Top Five: Reasons You're Just Not That into Him PDF Print E-mail
Written by Anne Marie DeVito   

First, it was a line heard on a very sexy TV show. Then, it became a book. Now, it's a movie out on DVD. "He's Just Not That Into You." But what does it mean exactly? It's the simple, straightforward message that seems obvious: actions speak louder than words. If he didn't call you. If he didn't kiss you. If you never see him again. The fact is he's just not into you.

I've never read the book. But not gonna lie, I was curious about it. I picked up a copy once in LaGaurdia during a two hour flight delay. Reading the table of contents made my IQ drop a couple hundred points.
It's like Dating for Dummies. Of course if he sleeps with another girl he's just not into me. I don't need a goddamn book to tell me that!

With guys, it's either black or white. He likes you or he doesn't. And if he likes you, you know it. There's no over-analytical emotional baggage. But with girls, there can be a gray area. Recently, I found myself in dating limbo. Yes, I liked him and yes, we had fun, but did I want him as a boyfriend? I just didn't know. SoI made a pros and cons list. Yes, it sounds very fifth grade of me, but it worked. My conclusion - the Top Five: Reasons You're Just Not That into Him.

1) He proved that chivalry is not only dead, he may have killed it

I don't need much. I don't need to be wined and dined. I don't need roses or diamonds or chocolates. But I would like to be treated like a frickin lady. Open the door. Tell me I look nice. Take me on a date. A "date" is not spending Saturday night watching Doogie Howser re-runs on a dirty futon while he eats cold pizza in his boxers. A "date" is not an invitation to meet for drinks where he arrives 20 minutes late and keeps ordering beer on my tab because "it's, like, already open." A "date" is not a text message at 3:31 AM asking if I wanna meet up.

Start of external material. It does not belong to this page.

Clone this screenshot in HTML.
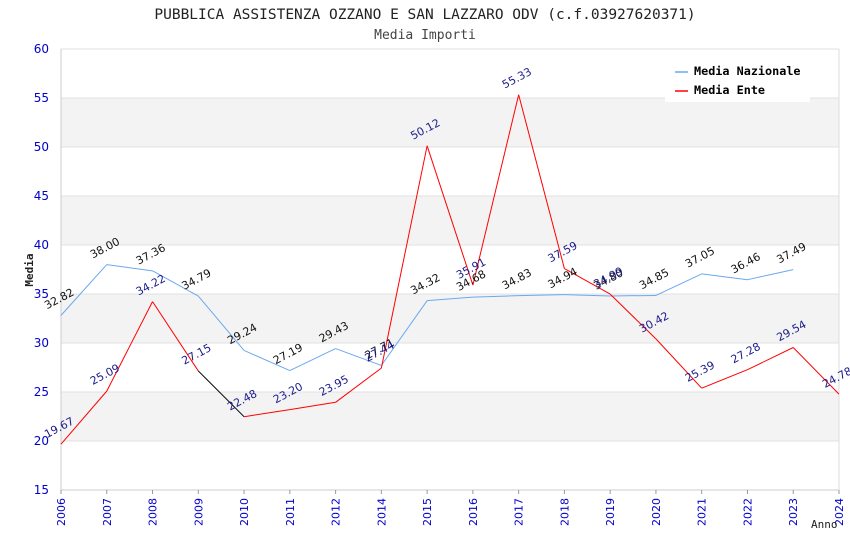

2) He spends more time in the world of Facebook than in the real one

Of course, it's addicting. Sending your friends Obama buttons and writing provocative wall posts and displaying slightly obscene photos. But when your entire life revolves around Facebook - the question comes to mind do you have a life? I am into a guy who reads the Times, knows about the economic recession, and is excited about the new Yankee stadium. I am not into a guy whose only interest is updating his Facebook status every hour of every day. There's a solution to this ...it's called Ritalin.

3) He likes to share in detail his "best hookup ever" stories

Yes, we've all had that one crazy night in London / Australia / Greece with the exotic, irresistable Brit / Aussie / Greek. One thing led to another and we now can say certain phrases that are not taught in the college foreign language curriculum. It's alright to look back on those nights. It's not alright to obsess over them to the girl (me) you are currently dating. It is really not alright to show me pictures. Whatever happens in Vegas ... should stay in Vegas.

4) He has the maturity level of a chimpanzee

They say that women mature faster than men. Supposedly, the difference is three years. So a 23-year-old man thinks and acts like a 20-year-old boy. Translation: he likes to get drunk / get laid. One night, me and the boy were walking home after a date and after a fresh snowfall. He stopped suddenly to draw a picture on a snowy car windshield. What did he draw? A penis. And not just one, he drew lots of them. He drew them on every car we passed. For a chimpanzee, this would be genius. For a 23-year-old, it is just juvenile.

5) He is just too into himself

Confidence is a tricky thing. Too little and you're awkward. Too much and you're annoying. When a boy asks a girl to be his girlfriend, he should not start by listing all the things about him that make him awesome. He should not talk about all the other girls he's dating. He should not talk about how much those other girls are into him. This does not make him seem more desirable. And I, likewise, will not mention the other guys that I am dating. But, if we are both dating other people ... isn't it sort of obvious - we are just not that into each other?